Sec^-1 is the inverse secant function, also called arcsec. It's the reverse of secant. So what you can do is take the sec( to both sides to get rid of the arcsec. Similar to how you can square both sides of a function to get out of a square root.

Answer 4

sec (sec^1 1/(2t^3))

is that what you mean?

Answer 5

sec(sec^-1(x))=x

Answer 6

use chain rule
let u = 1/2t^3
y = sec^-1 u

dy/du = 1 / ( sqrt(1 + (u/2)^2) u)
and u = (1/2)* t^-3
du = (-3/2) * t^(-4)

dy/dt = dy/du * du/dt

Answer 7

cwrw this won't work because this isn't secant to the -1 power this is arcsecant.

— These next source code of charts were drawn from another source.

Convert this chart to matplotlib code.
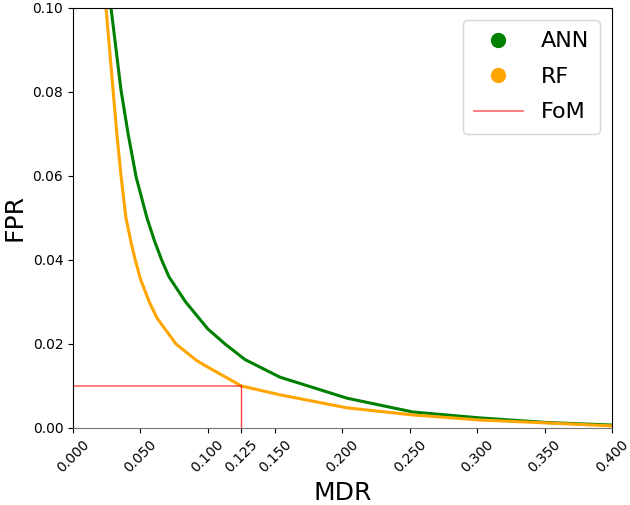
import matplotlib
matplotlib.use("Agg")
import matplotlib.pyplot as plt
from matplotlib.lines import Line2D
from matplotlib.ticker import FormatStrFormatter

ann_mdr = [0.027, 0.0282, 0.0356, 0.0408, 0.0468, 0.0549, 0.0605, 0.0658, 0.0712,
           0.0836, 0.1000, 0.1128, 0.1276, 0.1536, 0.2033, 0.2523, 0.302, 0.3518, 0.4]
ann_fpr = [0.104, 0.100, 0.0805, 0.0702, 0.0598, 0.0500, 0.0445, 0.0400, 0.0360,
           0.0300, 0.0236, 0.0200, 0.0163, 0.0121, 0.0071, 0.0038, 0.0024, 0.0013, 0.0007]

rf_mdr = [0.0235, 0.0245, 0.0297, 0.0325, 0.0357, 0.0393, 0.0432, 0.0462, 0.0500,
          0.0566, 0.0623, 0.0764, 0.092, 0.100, 0.125, 0.1536, 0.2033, 0.2523, 0.302,
          0.352, 0.4]
rf_fpr = [0.104, 0.100, 0.0805, 0.0702, 0.0598, 0.0500, 0.0440, 0.0400, 0.0355,
          0.0300, 0.0262, 0.0200, 0.0160, 0.0145, 0.0100, 0.0079, 0.0048, 0.0031, 0.0019,
          0.0012, 0.0005]

fom_mdr = 0.125
fom_fpr = 0.01

xticks = [0.0, 0.05, 0.1, 0.125, 0.15, 0.2, 0.25, 0.3, 0.35, 0.4]
yticks = [0.0, 0.02, 0.04, 0.06, 0.08, 0.10]

fig = plt.figure(figsize=(6.3, 5.05), dpi=100)
ax = fig.add_axes([0.1159, 0.1525, 0.8555, 0.8317])

ax.plot(ann_mdr, ann_fpr, color="green", lw=2.2, solid_capstyle="round",
        solid_joinstyle="round")
ax.plot(rf_mdr, rf_fpr, color="orange", lw=2.2, solid_capstyle="round",
        solid_joinstyle="round")
ax.plot([0, fom_mdr], [fom_fpr, fom_fpr], color="red", alpha=0.55, lw=1.3)
ax.plot([fom_mdr, fom_mdr], [0, fom_fpr], color="red", alpha=0.75, lw=1.0)

ax.set_xlim(0, 0.4)
ax.set_ylim(0, 0.1)
ax.set_xticks(xticks)
ax.set_yticks(yticks)
ax.xaxis.set_major_formatter(FormatStrFormatter("%.3f"))
ax.yaxis.set_major_formatter(FormatStrFormatter("%.2f"))
plt.setp(ax.get_xticklabels(), rotation=45, fontsize=10)
plt.setp(ax.get_yticklabels(), fontsize=10)
ax.spines["bottom"].set_color("0.45")
ax.set_xlabel("MDR", fontsize=18)
ax.set_ylabel("FPR", fontsize=18)

handles = [
    Line2D([], [], ls="", marker="o", color="green", markersize=10),
    Line2D([], [], ls="", marker="o", color="orange", markersize=10),
    Line2D([], [], color="red", alpha=0.55, lw=1.3),
]
ax.legend(handles, ["ANN", "RF", "FoM"], loc="upper right", fontsize=16,
          borderaxespad=0.55, borderpad=0.5, labelspacing=0.7,
          handlelength=2.2)

fig.savefig("out.png", dpi=100)
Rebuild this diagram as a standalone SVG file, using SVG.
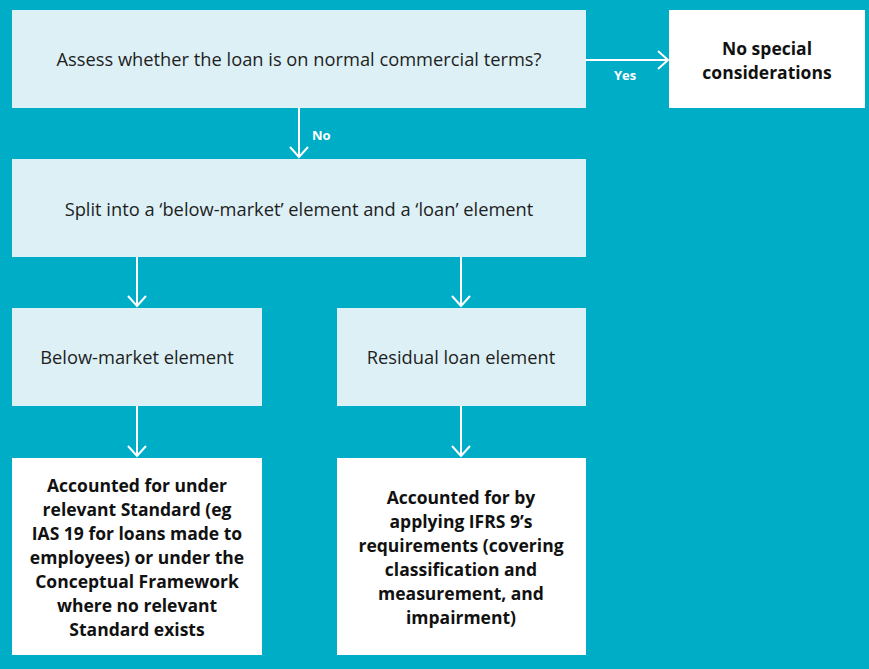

"The notations sin−1, cos−1, etc. are often used for arcsin, arccos, etc., but this convention logically conflicts with the common semantics for expressions like sin2(x), which refer to numeric power rather than function composition, and therefore may result in confusion between multiplicative inverse and compositional inverse." - Wikipedia

Answer 8

sec(sec^-1(x)) doesnt work..

Answer 9

http://www.wolframalpha.com/input/?i=sec(sec%5E-1(x))&t=crmtb01

Answer 10

Yeah but how can I evaluate d/dt using that expression?

Answer 11

Have you learned how to take the derivative of trigonometric functions and have you learned to do implicit differentiation yet?

Answer 12

Yes